Gaming the system is manipulation or exploitation of the rules designed to govern a given system in an attempt to gain an advantage over other users.
Black hat SEO methods, such as keyword stuffing, are an attempt to game the search engine’s system for ranking websites. It’s recommended, for example, that a website’s title and URL contain the most relevant, descriptive keyword for the content and that a page’s text should include terms likely to be used to search for such content. Overuse of keywords and other black hat SEO methods are designed to make a site appear higher up on a search engine results page (SERP) than it would naturally, gaining an advantage over sites that should, by rights, outrank it. However, because the page is written for a bot rather than a human, when someone clicks the link they may not find very useful information.
Similarly, the actions of patent trolls are an attempt to game the system established to protect the rights of legitimate patent holders. Such companies, which are more formally known as patent assertion entities (PAEs), obtain large volumes of patents and make money from launching patent infringement suits.

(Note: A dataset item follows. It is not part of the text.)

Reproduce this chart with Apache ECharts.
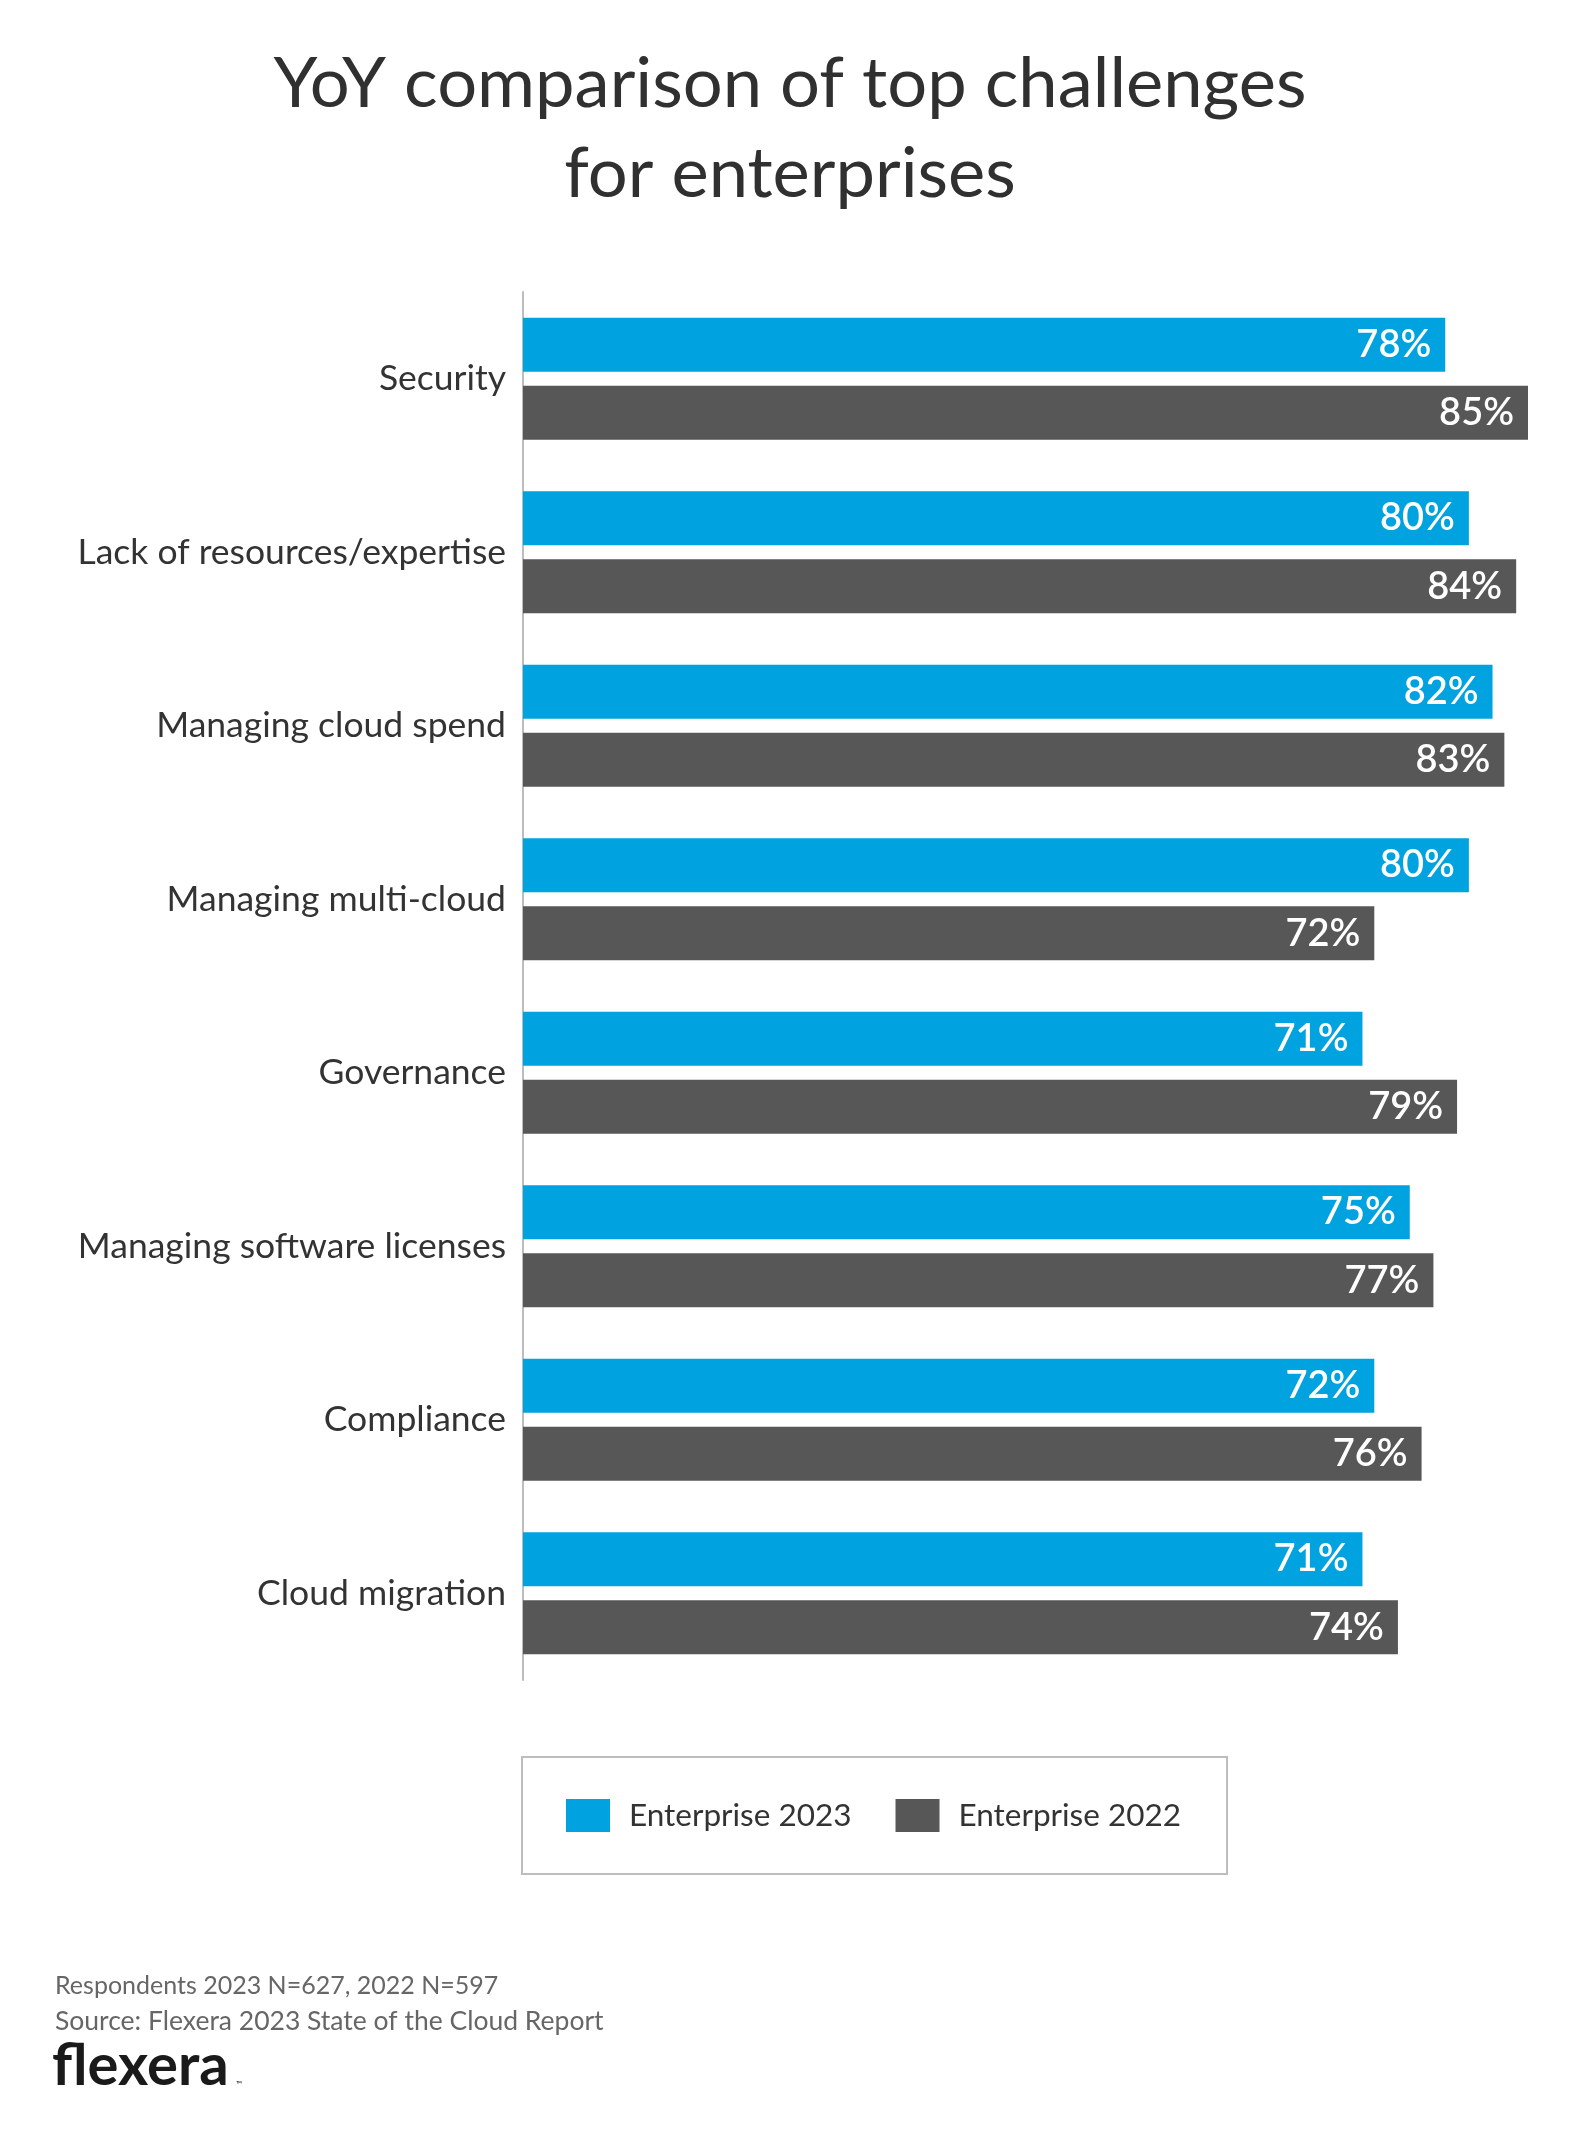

In the New York Times, Catherine Rampell wrote about a case in which computer science students at Johns Hopkins University gamed the professor’s grading system. Professor Peter Fröhlich’s system was to award an A to the student with the highest mark on an exam and to adjust lower marks accordingly. The students reasoned that if no one took the test, all marks would be zero, and because the highest mark was zero and all marks were identical, every student would be awarded an A. Although that attempt to game the system was successful, Professor subsequently revised his grading system, stipulating that if all students receive a zero, that will be their grade. Fröhlich also reserves the right to award all students zero percent if he suspects another attempt to game his marking system.